Visual Studio: It's neither visual nor a studio.
December 13, 2017

Visual Studio: It's neither visual nor a studio.

Denny Caldwell | TrustRadius Reviewer
Score 7 out of 10
Vetted Review
Verified User

Software Version

Enterprise

Overall Satisfaction with Visual Studio IDE

Visual Studio is the primary IDE utilized in our organization and is utilized throughout our organization. We use Visual Studio for developing software both for internal use and for software which we produce for our customers. Our company develops web-based applications using Visual Studio for both internal and external use, as well as some Windows-based applications using Visual Studio for internal use.
  • Visual Studio's tight integration with the TFS code repository and issue tracker is second to none.
  • There are numerous plugins available for Visual Studio - both produced by Microsoft and by third-parties. This allows for significant customization of your implementation to meet your specific needs and desires.
  • In my opinion, Visual Studio simplifies managing builds and dependencies compared to other IDEs such as Eclipse.
  • Visual Studio supports many advanced "design-time" features such as Intellisense, design-time error and warning highlighting for many errors, and color coding of source files.
  • Over the years Visual Studio has become bloated. It often takes a long time to load and can be a resource hog. At times it even lags while you type.
  • Visual Studio has decent support for repositories other than TFS such as Git, but leaves some room for improvement.
  • The IDE tries a little too hard to be an all-in-one tool, leaving the UI rather messy. There are just too many options hidden within the numerous menus that often take up the entire height of the screen.
  • We receive Visual Studio as part of our MSDN subscription with Microsoft (which we need for other business reasons as well), so the price is right.
  • All of the software engineers in our entire organization using one flavor of Visual Studio or another. This has helped us to all "speak the same language" when it comes to our IDE. This has a positive impact on our engineering teams, but most of all simplifies things from a support perspective.
  • The computer hardware required for getting Visual Studio to function even somewhat smoothly when developing a large, enterprise-level application are rather exhaustive. As such, all of our engineers require pretty expensive computers to complete their work.
I have rather limited experience with Eclipse and and VS Code. I would choose Visual Studio any day over Eclipse as Visual Studio is comparably more straight-forward and easier to use. Visual Studio is not straight-forward or easy to use by any measure, but it is easier than Eclipse.

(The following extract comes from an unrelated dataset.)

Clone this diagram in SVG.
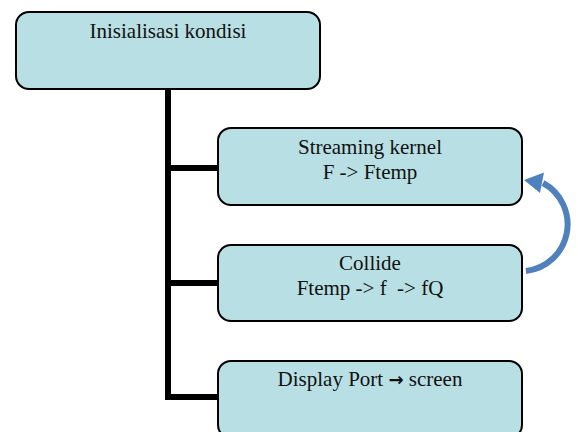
<svg xmlns="http://www.w3.org/2000/svg" width="578" height="432" viewBox="0 0 578 432">
<style>
.box{fill:#B8DFE3;stroke:#000;stroke-width:2}
.t{font-family:"Liberation Serif","Times New Roman",serif;font-size:21px;fill:#111;text-anchor:middle;white-space:pre}
.arr{font-family:"DejaVu Sans",sans-serif;font-weight:bold;font-size:18px}
.tree{fill:none;stroke:#000;stroke-width:6}
.loop{fill:none;stroke:#4F81BD;stroke-width:6}
</style>
<rect width="578" height="432" fill="#fff"/>
<g id="connectors">
<path class="tree" d="M168,89 V397 M165,168 H218 M165,283 H218 M165,397 H218"/>
<path class="loop" d="M526,271 A47,47 0 0 0 543,183"/>
<polygon points="524,180 544,172.5 540,193" fill="#4F81BD"/>
</g>
<g id="node-init">
<rect class="box" x="16" y="12" width="304" height="77" rx="13"/>
<text class="t" x="168" y="38">Inisialisasi kondisi</text>
</g>
<g id="node-streaming">
<rect class="box" x="218" y="128" width="304" height="77" rx="13"/>
<text class="t" x="370" y="154">Streaming kernel</text>
<text class="t" x="370" y="179">F -&gt; Ftemp</text>
</g>
<g id="node-collide">
<rect class="box" x="218" y="245" width="304" height="76" rx="13"/>
<text class="t" x="370" y="270">Collide</text>
<text class="t" x="370" y="295">Ftemp -&gt; f  -&gt; fQ</text>
</g>
<g id="node-display">
<rect class="box" x="218" y="361" width="304" height="77" rx="13"/>
<text class="t" x="370" y="386">Display Port <tspan class="arr">→</tspan> screen</text>
</g>
</svg>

VS Code on the other hand seems to be Microsoft's answer to Visual Studio becoming too bloated, and has seen substantial support from the developer community with a multitude of third-party, often open source, plugins.
When it comes to developing a C# application, Visual Studio is the full-featured option. But if you don't require some feature there-in, Visual Studio Code (a separate offering from Microsoft with a similar name) is the way to go. Do your research and weigh your options before making the decision that is right for your organization or department.